What's not clear is whether Bush's advantage on leadership stems from voters' perceptions of his vision--which, frankly, many Americans dislike--or from Kerry's reluctance to chart a similarly clear course on Iraq in particular and, more broadly, on national security. Six days short of this year's presidential election, one question still looms large: How would President Kerry resolve Iraq and protect America?

There is no shortage of words from the Kerry campaign to answer that question. Kerry has said he would make Iraq "the world's problem." He would urge Arab and Muslim states, as well as NATO, to become more involved.

For the most part, though, his Iraq policies vary little from Bush's. On national security, he has effectively criticized the Bush administration's failings--not enough inspection of cargo ships, for example--but he seems more wedded to corralling terrorists than to squeezing state sponsors of terror. Big difference in long-term ambition.

What voters may feel is missing from Kerry's pitch--we won't pretend to be mind-readers--is conviction. Bush often tells campaign crowds: "You can't win a war when you don't believe you're fighting one." The line always pulls a cheer, possibly because while Kerry says the U.S. can't abandon the Iraqi people, he calls Iraq a diversion. He telegraphs less zeal to finish the job than to begin withdrawing troops.
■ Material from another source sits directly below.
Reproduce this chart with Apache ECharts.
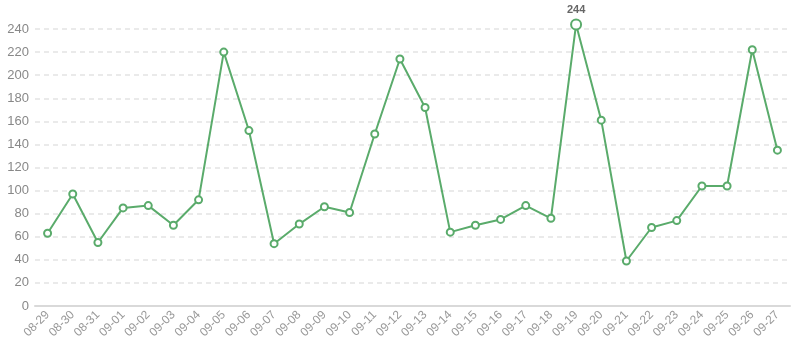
<!DOCTYPE html>
<html>
<head>
<meta charset="utf-8">
<script src="https://cdn.jsdelivr.net/npm/echarts@6/dist/echarts.min.js"></script>
<style>html,body{margin:0;padding:0;background:#fff}#c{width:800px;height:352px}</style>
</head>
<body>
<div id="c"></div>
<script>
var categories = ['08-29','08-30','08-31','09-01','09-02','09-03','09-04','09-05','09-06','09-07','09-08','09-09','09-10','09-11','09-12','09-13','09-14','09-15','09-16','09-17','09-18','09-19','09-20','09-21','09-22','09-23','09-24','09-25','09-26','09-27'];
var values = [63,97,55,85,87,70,92,220,152,54,71,86,81,149,214,172,64,70,75,87,76,244,161,39,68,74,104,104,222,135];
var yTicks = {min: 0, max: 240, interval: 20};

var maxVal = Math.max.apply(null, values);
var seriesData = values.map(function (v) {
  if (v === maxVal) {
    return {value: v, symbolSize: 10, label: {show: true, position: 'top', color: '#666', fontWeight: 'bold', fontSize: 11, distance: 3}};
  }
  return v;
});

var chart = echarts.init(document.getElementById('c'));
chart.setOption({
  animation: false,
  grid: {left: 35, right: 10, top: 29, bottom: 46},
  xAxis: {
    type: 'category',
    data: categories,
    boundaryGap: true,
    axisLine: {lineStyle: {color: '#d9d9d9', width: 2}},
    axisTick: {show: false},
    axisLabel: {rotate: 45, color: '#999', fontSize: 12, margin: 7, interval: 0, fontFamily: 'Liberation Sans, Arial, sans-serif'}
  },
  yAxis: {
    type: 'value',
    min: yTicks.min,
    max: yTicks.max,
    interval: yTicks.interval,
    axisLine: {show: false},
    axisTick: {show: false},
    axisLabel: {color: '#888', fontSize: 13, margin: 6, fontFamily: 'Liberation Sans, Arial, sans-serif'},
    splitLine: {lineStyle: {color: '#e3e3e3', type: [5, 4], width: 1.5}}
  },
  series: [{
    type: 'line',
    data: seriesData,
    clip: false,
    symbol: 'emptyCircle',
    symbolSize: 7,
    showAllSymbol: true,
    lineStyle: {color: '#5aab6b', width: 2},
    itemStyle: {color: '#5aab6b', borderWidth: 2}
  }]
});
</script>
</body>
</html>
Bush senses the vulnerability, which no doubt is why he has started accusing Kerry of skirting the bold promotion of liberty that a less conflicted Democrat, President John F. Kennedy, articulated for America in his 1960 inaugural address. "Sen. Kerry has turned his back on `Pay any price and bear any burden,'" Bush said Monday, "and he has replaced those commitments with `wait and see' and `cut and run.'"

The problem, then, for Democrats who loathe Bush's policies is that Kerry hasn't articulated a vision much different. Saying he'll do a better, or "smarter," job isn't a vision.

In an article titled "Who will make us safer?" this week's Time magazine crystallizes what that would mean for Kerry: "Kerry may yet win as a result of the collapse of Bush's vision. But if he does, the scale of the challenges facing the new commander in chief will demand that he find one of his own."

That Kerry sticks largely to critiques of Bush, and hasn't expressed that vision, is a crucial wartime issue for America's voters to weigh.